Für die Wüste muss man die Sinne justieren: Das Gold des Sandes und das Blau des Himmel überwiegen. Und es herrscht vor allem eines: Stille. Diese wird nur unterbrochen vom freundlichen „Hallo“ der Wüsten-Guides Lahoucine und Omar und dem Blubbern der Dromedare. Regelmäßig wird auch zum Teetrinken gerufen. Aus den silbernen Teekannen sieht man dann in hohem Bogen den Aufguss aus Blättern von Zitronenverbene und Minze in die Gläser fließen. Mehr als ein Augenschmaus sind die Gerichte, die Tag für Tag aus dem Küchenzelt serviert werden. Vom bunten Salat-Mix bis hin zu einer echten Grillerei ist alles dabei. Und die Wüste wird im wahrsten Sinn des Wortes zum Backofen: Im mit Feuer aufgeheizten Sand wird Brot gemacht.

Von Tag zu Tag macht einen die Wüste aufmerksamer für die kleinen Wunder, die einen umgeben. Spuren vom Wüstenfuchs oder ein Käfer, der blitzschnell über die Düne davon wuselt. Von Schlangen und Skorpionen aber keine Spur. „Diese sind in der Winterstarre“, beruhigen die Guides.

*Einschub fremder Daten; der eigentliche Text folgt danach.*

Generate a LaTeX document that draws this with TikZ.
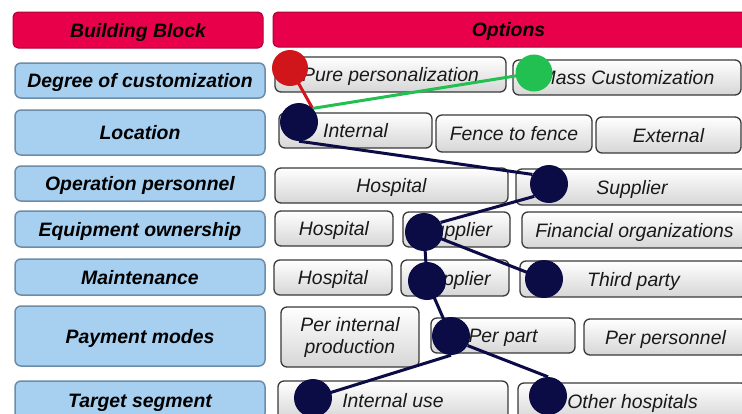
\documentclass[tikz,border=0pt]{standalone}
\usepackage{fontspec}
\setmainfont{Liberation Sans}
\definecolor{hdrred}{HTML}{E8004B}
\definecolor{bluefill}{HTML}{A7D0F0}
\definecolor{blueedge}{HTML}{6C8CA8}
\definecolor{optedge}{HTML}{3A3A3A}
\definecolor{optgray}{HTML}{D6D6D6}
\definecolor{navy}{HTML}{0B0B45}
\definecolor{dotred}{HTML}{D0161B}
\definecolor{dotgreen}{HTML}{22C050}
\pgfdeclarelayer{lines}
\pgfdeclarelayer{dots}
\pgfsetlayers{main,lines,dots}
\begin{document}
\begin{tikzpicture}[x=1pt,y=-1pt,
  oneline/.style={text height=14pt, text depth=0pt},
  lbl/.style={draw=blueedge, line width=1.5pt, fill=bluefill, rounded corners=6pt,
    font=\fontsize{19.4}{22}\selectfont\bfseries\itshape, inner sep=0pt, align=center,
    minimum width=250pt, oneline},
  hdr/.style={draw=hdrred!75!black, line width=1pt, fill=hdrred, rounded corners=5pt,
    font=\fontsize{19.4}{22}\selectfont\bfseries\itshape, inner sep=0pt, align=center, oneline},
  optbase/.style={draw=optedge, line width=1.3pt, top color=white, bottom color=optgray,
    rounded corners=6pt, font=\fontsize{19.4}{22}\selectfont\itshape, inner sep=0pt,
    align=center, text=black!90},
  opt/.style={optbase, oneline},
  dot/.style={circle, fill=navy, minimum size=38pt, inner sep=0pt},
  link/.style={line width=3pt, navy}]
\useasboundingbox (0,0) rectangle (742,413);
\clip (0,0) rectangle (742,413);
\fill[white] (0,0) rectangle (742,413);
% headers
\node[hdr, minimum width=250pt, minimum height=36pt] (hb) at (138,30) {Building Block};
\node[hdr, minimum width=477pt, minimum height=35pt] (ho) at (511.5,29.5) {\hspace*{-6pt}Options};
% building blocks
\node[lbl, minimum height=35pt] (bdeg) at (140,80.5) {Degree of customization};
\node[lbl, minimum height=45pt] (bloc) at (140,132.5) {Location};
\node[lbl, minimum height=35pt] (bop) at (140,183.5) {Operation personnel};
\node[lbl, minimum height=36pt] (beq) at (140,229) {Equipment ownership};
\node[lbl, minimum height=36pt] (bmt) at (140,277) {Maintenance};
\node[lbl, minimum height=60pt] (bpay) at (140,336) {Payment modes};
\node[lbl, minimum height=38pt] (btar) at (140,400) {Target segment};
% options
\node[opt, minimum width=231pt, minimum height=35pt] (pure) at (390.5,74.5) {Pure personalization};
\node[opt, minimum width=228pt, minimum height=35pt] (mass) at (627,77.5) {Mass Customization};
\node[opt, minimum width=153pt, minimum height=35pt] (intl) at (355.5,130.5) {Internal};
\node[opt, minimum width=156pt, minimum height=37pt] (fence) at (514,133.5) {Fence to fence};
\node[opt, minimum width=145pt, minimum height=36pt] (ext) at (668.5,135) {External};
\node[opt, minimum width=233pt, minimum height=35pt] (ophosp) at (391.5,185.5) {Hospital};
\node[opt, minimum width=232pt, minimum height=36pt] (opsup) at (632,187) {Supplier};
\node[opt, minimum width=118pt, minimum height=35pt] (eqhosp) at (334,228.5) {Hospital};
\node[opt, minimum width=107pt, minimum height=35pt] (eqsup) at (456.5,229.5) {Supplier};
\node[opt, minimum width=225pt, minimum height=36pt] (eqfin) at (634.5,230) {Financial organizations};
\node[opt, minimum width=118pt, minimum height=35pt] (mhosp) at (333,277.5) {Hospital};
\node[opt, minimum width=108pt, minimum height=36pt] (msup) at (455,278) {Supplier};
\node[opt, minimum width=227pt, minimum height=36pt] (mthird) at (633.5,279) {Third party};
\node[optbase, minimum width=138pt, minimum height=60pt] (pint) at (350,337) {Per internal\\production};
\node[opt, minimum width=144pt, minimum height=35pt] (ppart) at (503,335.5) {Per part};
\node[opt, minimum width=163pt, minimum height=36pt] (ppers) at (665.5,337) {Per personnel};
\node[opt, minimum width=230pt, minimum height=39pt] (tint) at (393,400.5) {Internal use};
\node[opt, minimum width=229pt, minimum height=37pt] (toth) at (632.5,401.5) {Other hospitals};
% dots
\begin{pgfonlayer}{dots}
\node[circle, fill=dotred, minimum size=36pt, inner sep=0pt] (rdot) at (290,68) {};
\node[circle, fill=dotgreen, minimum size=37pt, inner sep=0pt] (gdot) at (534,73) {};
\node[dot] (d1) at (299,122) {};
\node[dot] (d2) at (549,184) {};
\node[dot] (d3) at (424,232) {};
\node[dot] (d4) at (427,281) {};
\node[dot] (d5) at (544,279) {};
\node[dot] (d6) at (451,336) {};
\node[dot] (d7) at (313,398) {};
\node[dot] (d8) at (548,396) {};
\end{pgfonlayer}
% links
\begin{pgfonlayer}{lines}
\draw[line width=3pt, dotred] (rdot.center) -- (d1.45);
\draw[line width=3pt, dotgreen] (d1.45) -- (gdot.center);
\draw[link] (d1.south) -- (d2.150);
\draw[link] (d2.220) -- (d3.30);
\draw[link] (d3.center) -- (d5.center);
\draw[link] (d3.center) -- (d4.center);
\draw[link] (d4.center) -- (d6.center);
\draw[link] (d6.south) -- (d7.center);
\draw[link] (d6.-30) -- (d8.north);
\end{pgfonlayer}
\end{tikzpicture}
\end{document}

Es ist auch beachtlich, wie sich das Wandern selbst auswirkt. Man stapft von Düne zu Düne, ist in Gespräche vertieft und versinkt dann wieder in die eigene Gedankenwelt. Den Sonnenuntergang verbringt man auf der Düne seines Vertrauens und schaut einfach nur zu, wie sich das Licht und die Stimmung gleichzeitig ändern. Dann kommt die tiefschwarze Nacht und der Himmel ist übersät mit den glühenden Punkten, die wir Sterne nennen. So viele davon sieht man bei uns nicht am Firmament strahlen. Leuchtende Augen und das Suchen von Sternbildern sind da vorprogrammiert.

Ob man es glaubt oder nicht, die Szenerie in der Wüste ist nicht eintönig. Das Beladen der Dromedare am Morgen. Da jemand, der gerade lernt, das Kopftuch als Sonnenschutz zu binden. Die Pausen, in denen Nüsse und Feigen gereicht werden. Dort ein Brunnen zum Waschen. Der Anblick des Camps am Abend. Das Berber-Team, das nicht müde wird, den Wüsten-Debütanten unzählige Fragen zu beantworten. Zum Beispiel zu erklären, dass man „Saha“ sagt, um Dank auszudrücken. Wüstenwandern ist kein Spazieren im Sand, sondern eine Selbsterfahrung. Mit vielen Schritten zu sich selbst.